__Exercise details__
Reproduce nothing but the lines from the start of the material through the line that includes "plt.rcParams['font.serif'] = ['Liberation", both ends included, and omit every picture.

__Supplied data__
⟨

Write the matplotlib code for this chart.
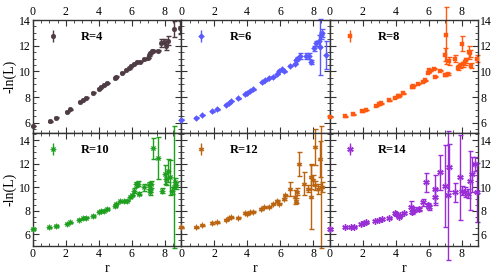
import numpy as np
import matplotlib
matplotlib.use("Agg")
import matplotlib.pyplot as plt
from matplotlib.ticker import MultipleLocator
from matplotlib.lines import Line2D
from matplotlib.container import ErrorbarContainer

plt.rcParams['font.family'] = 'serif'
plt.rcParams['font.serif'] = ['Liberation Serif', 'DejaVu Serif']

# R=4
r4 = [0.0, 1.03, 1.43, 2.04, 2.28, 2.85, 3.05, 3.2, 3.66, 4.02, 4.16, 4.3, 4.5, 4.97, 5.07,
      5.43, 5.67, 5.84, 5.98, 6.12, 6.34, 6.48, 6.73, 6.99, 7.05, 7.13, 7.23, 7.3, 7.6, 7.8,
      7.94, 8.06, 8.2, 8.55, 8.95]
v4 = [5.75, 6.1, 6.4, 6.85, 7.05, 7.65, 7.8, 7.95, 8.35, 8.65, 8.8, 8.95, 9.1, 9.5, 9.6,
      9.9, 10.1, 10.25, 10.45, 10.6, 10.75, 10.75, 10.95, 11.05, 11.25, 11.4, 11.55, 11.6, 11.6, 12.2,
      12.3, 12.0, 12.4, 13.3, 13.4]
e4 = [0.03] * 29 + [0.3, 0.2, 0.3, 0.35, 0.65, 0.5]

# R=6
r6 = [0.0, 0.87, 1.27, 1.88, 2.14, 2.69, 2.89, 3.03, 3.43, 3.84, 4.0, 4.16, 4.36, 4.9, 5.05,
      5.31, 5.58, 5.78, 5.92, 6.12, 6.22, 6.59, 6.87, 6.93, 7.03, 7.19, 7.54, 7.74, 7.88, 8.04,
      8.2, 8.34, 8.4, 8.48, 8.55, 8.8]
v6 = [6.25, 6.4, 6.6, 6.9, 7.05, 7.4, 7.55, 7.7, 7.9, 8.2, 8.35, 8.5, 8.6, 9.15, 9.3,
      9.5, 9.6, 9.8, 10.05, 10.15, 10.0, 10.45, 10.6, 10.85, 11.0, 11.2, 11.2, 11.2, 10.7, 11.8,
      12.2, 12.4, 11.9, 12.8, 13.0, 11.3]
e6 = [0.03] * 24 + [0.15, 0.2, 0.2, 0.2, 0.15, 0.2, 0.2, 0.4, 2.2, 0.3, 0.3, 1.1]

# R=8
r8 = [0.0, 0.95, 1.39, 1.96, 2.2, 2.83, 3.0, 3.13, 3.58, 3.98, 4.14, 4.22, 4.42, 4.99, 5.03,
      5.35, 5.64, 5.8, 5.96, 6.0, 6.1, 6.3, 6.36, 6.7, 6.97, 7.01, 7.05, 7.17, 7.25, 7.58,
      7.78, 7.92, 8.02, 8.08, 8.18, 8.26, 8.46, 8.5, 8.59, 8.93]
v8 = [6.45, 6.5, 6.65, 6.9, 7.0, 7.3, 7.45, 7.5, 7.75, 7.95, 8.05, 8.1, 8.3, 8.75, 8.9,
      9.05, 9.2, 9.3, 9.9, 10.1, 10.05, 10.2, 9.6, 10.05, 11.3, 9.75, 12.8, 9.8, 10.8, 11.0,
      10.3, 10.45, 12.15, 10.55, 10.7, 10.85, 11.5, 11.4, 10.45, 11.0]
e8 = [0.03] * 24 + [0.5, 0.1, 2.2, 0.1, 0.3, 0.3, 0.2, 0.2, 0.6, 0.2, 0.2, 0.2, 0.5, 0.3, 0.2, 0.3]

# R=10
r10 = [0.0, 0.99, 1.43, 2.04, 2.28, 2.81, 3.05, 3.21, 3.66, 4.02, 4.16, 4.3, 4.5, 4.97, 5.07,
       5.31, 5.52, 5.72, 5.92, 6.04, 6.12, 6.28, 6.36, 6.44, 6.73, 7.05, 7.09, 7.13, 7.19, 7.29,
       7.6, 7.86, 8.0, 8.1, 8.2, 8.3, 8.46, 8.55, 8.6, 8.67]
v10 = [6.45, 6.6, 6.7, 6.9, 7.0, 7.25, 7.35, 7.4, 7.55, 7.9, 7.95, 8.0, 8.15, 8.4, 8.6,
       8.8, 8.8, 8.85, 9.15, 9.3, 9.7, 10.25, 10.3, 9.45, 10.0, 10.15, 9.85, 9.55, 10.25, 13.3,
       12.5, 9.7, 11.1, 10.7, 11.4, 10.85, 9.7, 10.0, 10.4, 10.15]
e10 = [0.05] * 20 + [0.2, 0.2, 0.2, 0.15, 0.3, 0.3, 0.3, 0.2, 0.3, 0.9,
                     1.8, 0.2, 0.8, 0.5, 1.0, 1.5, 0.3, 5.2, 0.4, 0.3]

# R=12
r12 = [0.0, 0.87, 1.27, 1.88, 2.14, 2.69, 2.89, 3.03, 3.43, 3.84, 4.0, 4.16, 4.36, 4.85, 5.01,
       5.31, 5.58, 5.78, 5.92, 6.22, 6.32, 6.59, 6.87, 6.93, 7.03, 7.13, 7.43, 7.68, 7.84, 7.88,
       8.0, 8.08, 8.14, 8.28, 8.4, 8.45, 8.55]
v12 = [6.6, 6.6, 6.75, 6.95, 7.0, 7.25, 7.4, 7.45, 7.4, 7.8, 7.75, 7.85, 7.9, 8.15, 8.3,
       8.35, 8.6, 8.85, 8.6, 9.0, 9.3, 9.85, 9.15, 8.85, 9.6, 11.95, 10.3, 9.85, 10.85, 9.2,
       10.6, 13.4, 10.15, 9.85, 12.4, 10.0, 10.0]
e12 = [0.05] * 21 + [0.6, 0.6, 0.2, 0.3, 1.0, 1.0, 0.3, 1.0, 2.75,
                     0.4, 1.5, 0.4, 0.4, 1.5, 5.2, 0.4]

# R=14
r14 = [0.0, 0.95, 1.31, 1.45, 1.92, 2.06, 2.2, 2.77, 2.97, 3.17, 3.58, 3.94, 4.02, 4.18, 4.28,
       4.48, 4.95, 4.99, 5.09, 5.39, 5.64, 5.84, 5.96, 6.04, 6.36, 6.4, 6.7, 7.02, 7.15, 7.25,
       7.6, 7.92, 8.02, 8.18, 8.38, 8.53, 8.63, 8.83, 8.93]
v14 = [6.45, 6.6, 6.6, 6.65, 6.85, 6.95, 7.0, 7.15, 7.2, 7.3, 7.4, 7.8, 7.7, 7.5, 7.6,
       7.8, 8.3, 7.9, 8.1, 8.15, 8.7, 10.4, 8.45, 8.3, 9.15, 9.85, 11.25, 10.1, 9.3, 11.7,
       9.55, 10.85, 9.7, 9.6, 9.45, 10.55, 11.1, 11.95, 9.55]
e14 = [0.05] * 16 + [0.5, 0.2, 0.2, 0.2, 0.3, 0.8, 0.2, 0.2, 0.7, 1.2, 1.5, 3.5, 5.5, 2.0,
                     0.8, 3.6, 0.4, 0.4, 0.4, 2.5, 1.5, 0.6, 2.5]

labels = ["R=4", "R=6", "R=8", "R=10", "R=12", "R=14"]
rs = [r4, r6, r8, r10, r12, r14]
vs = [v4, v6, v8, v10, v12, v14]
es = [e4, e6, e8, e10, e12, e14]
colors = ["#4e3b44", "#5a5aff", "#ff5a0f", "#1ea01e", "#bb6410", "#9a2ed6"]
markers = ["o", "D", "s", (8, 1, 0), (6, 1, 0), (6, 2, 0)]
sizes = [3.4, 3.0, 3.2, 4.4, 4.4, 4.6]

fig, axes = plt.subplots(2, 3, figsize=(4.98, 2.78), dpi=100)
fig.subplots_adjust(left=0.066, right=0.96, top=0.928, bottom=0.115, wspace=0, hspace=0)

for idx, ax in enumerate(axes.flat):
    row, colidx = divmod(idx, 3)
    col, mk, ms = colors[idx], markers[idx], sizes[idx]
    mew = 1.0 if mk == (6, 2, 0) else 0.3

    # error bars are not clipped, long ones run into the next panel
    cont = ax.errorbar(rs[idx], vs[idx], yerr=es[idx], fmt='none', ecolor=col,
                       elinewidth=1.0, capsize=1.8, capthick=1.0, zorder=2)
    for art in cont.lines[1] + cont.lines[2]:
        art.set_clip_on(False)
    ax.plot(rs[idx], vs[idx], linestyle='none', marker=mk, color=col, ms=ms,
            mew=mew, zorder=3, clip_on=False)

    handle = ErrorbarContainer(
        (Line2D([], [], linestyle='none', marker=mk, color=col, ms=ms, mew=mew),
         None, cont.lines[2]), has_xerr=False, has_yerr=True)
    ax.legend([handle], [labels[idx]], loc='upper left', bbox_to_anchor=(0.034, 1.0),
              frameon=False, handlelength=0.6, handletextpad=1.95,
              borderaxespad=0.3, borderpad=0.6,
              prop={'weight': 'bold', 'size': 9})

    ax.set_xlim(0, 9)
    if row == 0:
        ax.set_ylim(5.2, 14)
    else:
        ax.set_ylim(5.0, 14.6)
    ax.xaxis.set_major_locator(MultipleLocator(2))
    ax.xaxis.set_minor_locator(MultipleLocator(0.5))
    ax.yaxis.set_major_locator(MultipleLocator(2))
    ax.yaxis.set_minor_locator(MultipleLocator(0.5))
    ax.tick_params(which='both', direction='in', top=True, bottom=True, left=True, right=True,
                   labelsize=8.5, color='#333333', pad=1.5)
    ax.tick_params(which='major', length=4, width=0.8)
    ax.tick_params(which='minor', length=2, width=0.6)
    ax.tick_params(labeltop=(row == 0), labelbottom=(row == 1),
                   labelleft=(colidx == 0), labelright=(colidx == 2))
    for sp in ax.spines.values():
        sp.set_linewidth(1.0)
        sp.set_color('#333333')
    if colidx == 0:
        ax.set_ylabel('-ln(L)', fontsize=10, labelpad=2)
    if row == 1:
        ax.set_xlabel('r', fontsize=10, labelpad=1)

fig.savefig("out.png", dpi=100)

⟩

__Final answer__
Write the matplotlib code for this chart.
import numpy as np
import matplotlib
matplotlib.use("Agg")
import matplotlib.pyplot as plt
from matplotlib.ticker import MultipleLocator
from matplotlib.lines import Line2D
from matplotlib.container import ErrorbarContainer

plt.rcParams['font.family'] = 'serif'
plt.rcParams['font.serif'] = ['Liberation Serif', 'DejaVu Serif']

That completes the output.